HP issues annual exploding battery recall
If you checked yours before, check it again
HP came thiiis close to getting out of the month without its traditional May laptop-battery recall – but it didn't quite make it.
The US Consumer Product Safety Commission has announced that HP is recalling another 162,600 lithium-ion batteries that shipped with HP- and Compaq-branded laptops.
According to the CPSC, since the 2010 recall, HP received 40 more reports of faulty batteries that overheated and burst, resulting in "seven burn injuries, one smoke inhalation injury, and 36 instances of property damage."
The May 2009 recall was instituted after a mere two ruptured batteries and no injuries. Between the 2009 and 2010 recalls, there were 38 failures with 11 minor injuries and 31 reports of property damage.
In case you're scoring at home, that's now a total of 80 reported exploding batteries, 19 injuries, 67 incidents of property damage, and 286,000 recalled bad boys. All of the suspect batteries, by the way, were manufactured in China.
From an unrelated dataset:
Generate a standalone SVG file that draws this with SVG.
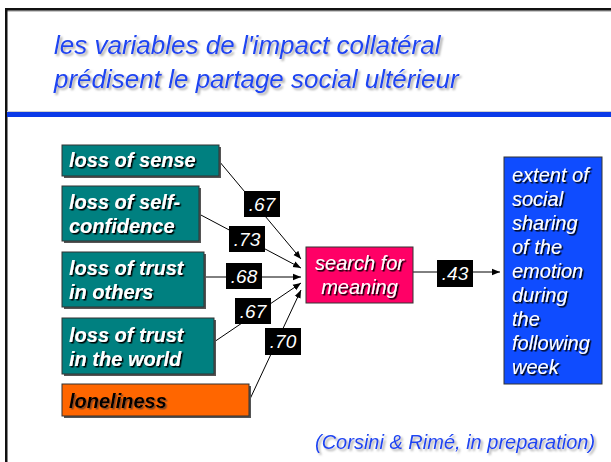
<svg xmlns="http://www.w3.org/2000/svg" width="611" height="462" viewBox="0 0 611 462">
<defs>
<style>
.t{font-family:"Liberation Sans",Arial,sans-serif;font-style:italic}
.title{font-size:26px;fill:#1a44f2;filter:url(#lsh)}
.nb{font-size:20px;font-weight:bold;fill:#fff;filter:url(#dsh)}
.nl{font-size:20px;font-weight:bold;fill:#000;filter:url(#osh)}
.nr{font-size:20px;fill:#fff;filter:url(#dsh)}
.box{stroke:#333;stroke-width:1}
.sh{fill:#555}
.lab{fill:#000}
.lt{font-size:19px;fill:#fff}
.edge{stroke:#000;stroke-width:1;fill:none;marker-end:url(#ah)}
</style>
<filter id="lsh" x="-5%" y="-30%" width="115%" height="170%">
<feDropShadow dx="2" dy="2" stdDeviation="0.8" flood-color="#a0a0a0" flood-opacity="0.9"/>
</filter>
<filter id="dsh" x="-5%" y="-30%" width="115%" height="170%">
<feDropShadow dx="1.5" dy="1.5" stdDeviation="0.3" flood-color="#000" flood-opacity="1"/>
</filter>
<filter id="osh" x="-5%" y="-30%" width="115%" height="170%">
<feDropShadow dx="1.5" dy="1.5" stdDeviation="0.3" flood-color="#8a4a20" flood-opacity="1"/>
</filter>
<marker id="ah" viewBox="0 0 10 10" refX="10" refY="5" markerWidth="8" markerHeight="8" markerUnits="userSpaceOnUse" orient="auto">
<path d="M0,1 L10,5 L0,9 z" fill="#000"/>
</marker>
</defs>
<rect width="611" height="462" fill="#fff"/>
<g id="frame">
<rect x="6" y="10" width="605" height="2" fill="#c8c8c8"/>
<rect x="5" y="8" width="606" height="2.5" fill="#111"/>
<rect x="5" y="8" width="2.5" height="454" fill="#111"/>
<rect x="7" y="111" width="604" height="1.5" fill="#d0d0d0"/>
<rect x="7" y="112" width="604" height="5" fill="#0a3ae8"/>
</g>
<g id="title">
<text class="t title" x="54" y="54">les variables de l'impact collatéral</text>
<text class="t title" x="54" y="88">prédisent le partage social ultérieur</text>
</g>
<g id="connectors">
<path class="edge" d="M219,161 L301,259"/>
<path class="edge" d="M199,214 L301,268"/>
<path class="edge" d="M204,277 L301,277"/>
<path class="edge" d="M214,342 L301,283"/>
<path class="edge" d="M250,399 L301,290"/>
<path class="edge" d="M413,272 L500,272"/>
</g>
<g id="weights">
<rect class="lab" x="244" y="191" width="36" height="26"/>
<text class="t lt" x="262" y="211" text-anchor="middle">.67</text>
<rect class="lab" x="229" y="226" width="36" height="26"/>
<text class="t lt" x="247" y="246" text-anchor="middle">.73</text>
<rect class="lab" x="226" y="263" width="36" height="26"/>
<text class="t lt" x="244" y="283" text-anchor="middle">.68</text>
<rect class="lab" x="235" y="298" width="36" height="26"/>
<text class="t lt" x="253" y="318" text-anchor="middle">.67</text>
<rect class="lab" x="265" y="328" width="36" height="27"/>
<text class="t lt" x="283" y="348" text-anchor="middle">.70</text>
<rect class="lab" x="437" y="260" width="36" height="27"/>
<text class="t lt" x="455" y="280" text-anchor="middle">.43</text>
</g>
<g id="n-sense">
<rect class="sh" x="64" y="147" width="157" height="31"/>
<rect class="box" x="62" y="145" width="157" height="31" fill="#008080"/>
<text class="t nb" x="69" y="167">loss of sense</text>
</g>
<g id="n-self">
<rect class="sh" x="64" y="188" width="137" height="55"/>
<rect class="box" x="62" y="186" width="137" height="55" fill="#008080"/>
<text class="t nb" x="69" y="209">loss of self-</text>
<text class="t nb" x="69" y="233">confidence</text>
</g>
<g id="n-others">
<rect class="sh" x="64" y="254" width="142" height="55"/>
<rect class="box" x="62" y="252" width="142" height="55" fill="#008080"/>
<text class="t nb" x="69" y="275">loss of trust</text>
<text class="t nb" x="69" y="299">in others</text>
</g>
<g id="n-world">
<rect class="sh" x="64" y="320" width="152" height="56"/>
<rect class="box" x="62" y="318" width="152" height="56" fill="#008080"/>
<text class="t nb" x="69" y="342">loss of trust</text>
<text class="t nb" x="69" y="366">in the world</text>
</g>
<g id="n-lonely">
<rect class="sh" x="64" y="386" width="187" height="32"/>
<rect class="box" x="62" y="384" width="187" height="32" fill="#ff6600"/>
<text class="t nl" x="69" y="408">loneliness</text>
</g>
<g id="n-meaning">
<rect class="box" x="306" y="247" width="107" height="56" fill="#ff0066" stroke="#666"/>
<text class="t nr" x="359.5" y="270" text-anchor="middle">search for</text>
<text class="t nr" x="359.5" y="294" text-anchor="middle">meaning</text>
</g>
<g id="n-sharing">
<rect class="box" x="504" y="157" width="98" height="227" fill="#0f4cff"/>
<g class="t nr">
<text x="512" y="182">extent of</text>
<text x="512" y="206">social</text>
<text x="512" y="230">sharing</text>
<text x="512" y="254">of the</text>
<text x="512" y="278">emotion</text>
<text x="512" y="302">during</text>
<text x="512" y="326">the</text>
<text x="512" y="350">following</text>
<text x="512" y="374">week</text>
</g>
</g>
<g id="citation">
<text class="t title" x="315" y="449" font-size="20" style="font-size:20px">(Corsini &amp; Rimé, in preparation)</text>
</g>
</svg>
Since the problematic-battery suspects keep increasing, the CPSC helpfully provides an updated list, and notes: "Consumers who had previously checked their batteries and were informed they were not included in previous announcements are urged to check again."
If your HP battery is on the list, you'll get a new one free from HP – find out how on the company's Battery Pack Replacement Program website, which also provides info about recalls in 2005, 2006, and 2008.
And perhaps it might be wise to check again come May 2012. ®
These dates fit the US fiscal quarterly yearly reports
Since you mentioned “annual exploding battery recall”, I did some brief checking to see if there is a pattern to all the dates?. Here's the battery recall dates:
October 14th, 2005
April 20th, 2006
October 30, 2008
15th May 2009
24th May 2010
31st May 2011
All these dates fit with releasing these bad news stories after news of HP's fiscal Quarter yearly points have passed. For example, The fiscal year (in US) for 2011 is as follows:
* 1st Quarter: October 1, 2010 - December 31, 2010
* 2nd Quarter: January 1, 2011 - March 31, 2011
* 3rd Quarter: April 1, 2011 - June 30, 2011
* 4th Quarter: July 1, 2011 - September 30, 2011
So 4 of the dates are right after the 3rd quarter is reached and 2 are after the 1st quarter has been reached. That way the bad news has the longest possible time to die away before the next financial quarter news is reported. (I guess the April news is more important, so they wait an extra few weeks after each April quarterly news, before then releasing these bad news stories).
As for the safety of these batteries whilst HP wait to get a financial quarter to pass before telling customers the batteries need to be recalled on safety grounds ... Well what is a few customers safety compared with keeping the HP company share price safe and less affected.
It shows these amoral self-interested Narcissistic corporate bastards at HP are more interested in putting their share price first over customer safety whilst they wait for a quarter. A battery fire, if it burned unattended, could cause a house fire and even worse, such a fire could even risk killing the customer and their family as well as obviously destroying their home, but hey, as long as the HP share price is safe and less affected, that's the main thing. :(
These dates show the Narcissistic people in HP are not thinking about customer safety first, they are thinking about themselves first, which is literally Narcissistic contempt for their customers. Flame icon for HP. Its also more than about time they sorted this mess out once and for all, before more harm is caused by them.
......we get the HP 2012 Overture.
I'm looking forward to that.
Da, da, da, da ,da, da, da, da <BOOM>
And what will managing the bad news end up costing HP (or any other large corporation) if delaying the recall results in a major disaster caused by the defective product? How much extra when the claimants prove that the corporation knew of the danger but did not immediately warn?
The scenario that scares me most is a 787 going down because of a cabin fire started by an exploding battery.
...I mean, is this normal? Don't all Manufacturers have battery recalls, every now and then? And how many batteries per laptop sold are we talking about? Are HP the worst?
Inquiring minds must know...if only to have yet another excuse to not buy HP.
Sherlock - because he had an inquiring mind.
Do it with software??
Since most computers can now read the details of the battery themselves, why don't they just have a button that asks the ACPI system what the battery serial is, and initiate the recall that way? Perhaps serial numbers aren't presented there, in which case they should consider adding it in future.